Is the following true? The coordinates of the basis vector "x" in R4 is: [0 1 0 0]'.
If we define the inner product in this space to be an integral, I have seen that in the inner products of the basis vectors (say x and x^2), the basis vectors themselves are used, and not their coordinates.
Thanks
Edit: I think I am getting tripped up because I am normally used to the Dot Product, where the basis is generally the unit vectors, and so the coordinates of the vectors are just the vectors themselves.
Best Answer
If you have an ordered basis $e_1,\dots,e_n$ and $v = a_1e_1 + \dots a_ne_n$ then the associated matrix is $[a_1,\dots,a_n]^\top$ (let's say it's a column vector).
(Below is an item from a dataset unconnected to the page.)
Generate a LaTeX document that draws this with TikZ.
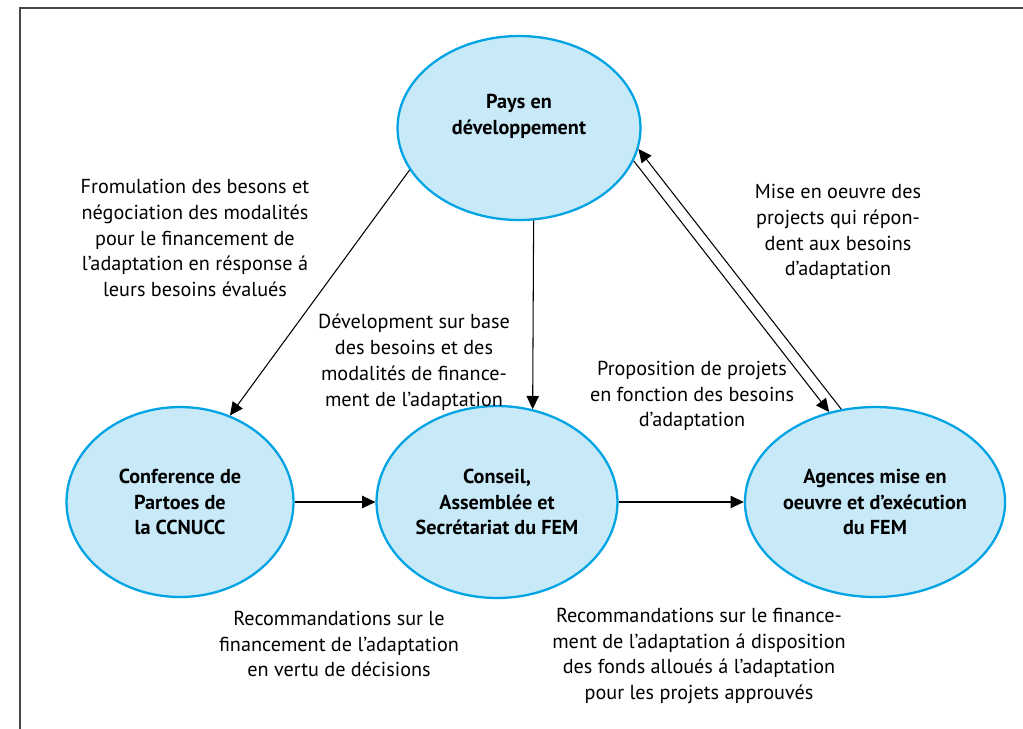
\documentclass[tikz,border=0pt]{standalone}
\usepackage{fontspec}
\setmainfont{PT Sans}
\usetikzlibrary{shapes.geometric,arrows.meta}
\definecolor{bubblefill}{RGB}{199,233,248}
\definecolor{bubbleline}{RGB}{0,163,228}
\definecolor{framegray}{RGB}{70,70,70}
\begin{document}
\begin{tikzpicture}
    [
    x=0.02cm,y=-0.02cm,
    bubble/.style={ellipse,draw=bubbleline,fill=bubblefill,line width=1.3pt,inner sep=0pt},
    bubbletext/.style={align=center,inner sep=0pt,font=\bfseries\fontsize{11.5}{14.7}\selectfont},
    note/.style={align=center,inner sep=0pt,font=\fontsize{11.5}{14.7}\selectfont},
    link/.style={line width=0.6pt,-{Triangle[length=7.5pt,width=7pt]}}
    ]
    \useasboundingbox (0,0) rectangle (1023,728);
    \clip (0,0) rectangle (1023,728);
    \draw [framegray,line width=1.1pt] (20,8) rectangle (1060,760);
    % the four bodies
    \node (pays) at (519,128) [bubble,minimum width=4.86cm,minimum height=3.68cm,
      label={[bubbletext,yshift=0.24cm]center:Pays en\\développement}] {};
    \node (cop) at (180,502) [bubble,bubbletext,minimum width=4.54cm,minimum height=3.8cm]
      {Conference de\\Partoes de\\la CCNUCC};
    \node (fem) at (497,502) [bubble,bubbletext,minimum width=4.82cm,minimum height=3.84cm]
      {Conseil,\\Assemblée et\\Secrétariat du FEM};
    \node (agences) at (875,502) [bubble,bubbletext,minimum width=4.86cm,minimum height=3.8cm]
      {Agences mise en\\oeuvre et d’exécution\\du FEM};
    % flows
    \draw [link] (pays.201) to (cop.60);
    \draw [link] (pays.-81) to (fem.69);
    \draw [link] (cop) to (fem);
    \draw [link] (fem) to (agences);
    \draw [link] (pays.-16) to (agences.117);
    \draw [link] (agences.110) to (pays.-10);
    % labels
    \node (besoins) at (195,238) [note]
      {Fromulation des besons et\\négociation des modalités\\pour le financement de\\l’adaptation en résponse á\\leurs besoins évalués};
    \node (modalites) at (414,362) [note]
      {Dévelopment sur base\\des besoins et des\\modalités de finance-\\ment de l’adaptation};
    \node (miseenoeuvre) at (838,232) [note]
      {Mise en oeuvre des\\projects qui répon-\\dent aux besoins\\d’adaptation};
    \node (proposition) at (692,396) [note]
      {Proposition de projets\\en fonction des besoins\\d’adaptation};
    \node (recodecisions) at (339,644) [note]
      {Recommandations sur le\\financement de l’adaptation\\en vertu de décisions};
    \node (recofonds) at (699,656) [note]
      {Recommandations sur le finance-\\ment de l’adaptation á disposition\\des fonds alloués á l’adaptation\\pour les projets approuvés};
\end{tikzpicture}
\end{document}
So for example $x = 0e_1 + 1e_2 + 0e_3 + 0e_4$ then the associated coordinates vector is $[0,1,0,0]^\top$ as you say.
Next, if you have an inner product and you want to describe that inner product in coordinates, you form the Gram matrix $G = [\langle e_i, e_j \rangle]_{i,j=1}^n$. For example if $\langle v, w \rangle = \int_0^1 vw \;dx$ then we have $$ \langle x^m, x^n \rangle = \frac{1}{1 + m + n} $$
So that gives us the Gram matrix $$G = \begin{bmatrix} 1 & \frac12 & \frac13 & \frac14 \\ \frac12 & \frac13 & \frac14 & \frac15 \\ \frac13 & \frac14 & \frac15 & \frac16 \\ \frac14 & \frac15 & \frac16 & \frac17 \end{bmatrix}. $$ The way this works is that if $v, w$ are polynomials, whose coordinate vectors I call $[v]$ and $[w]$ then $$\bbox[5px,border:2px solid red]{\langle v, w \rangle = [v]^\top G [w].} $$
For example: $$ \langle x, x^2 \rangle = \begin{bmatrix} 0 & 1 & 0 & 0 \end{bmatrix} G \begin{bmatrix} 0 \\ 0 \\ 1 \\ 0 \end{bmatrix} = \begin{bmatrix} 0 & 1 & 0 & 0 \end{bmatrix} \begin{bmatrix} \frac13 \\ \frac14 \\ \frac15 \\ \frac16 \end{bmatrix} = \frac14. $$
Recall that multiplying a matrix on the right by $[e_i] = [0,\dots,1,\dots,0]^\top$ gives you the $i$-th column of that matrix and multiplying on the left by $[e_i]^\top = [0,\dots,1,\dots,0]$ gives you the $i$-th row.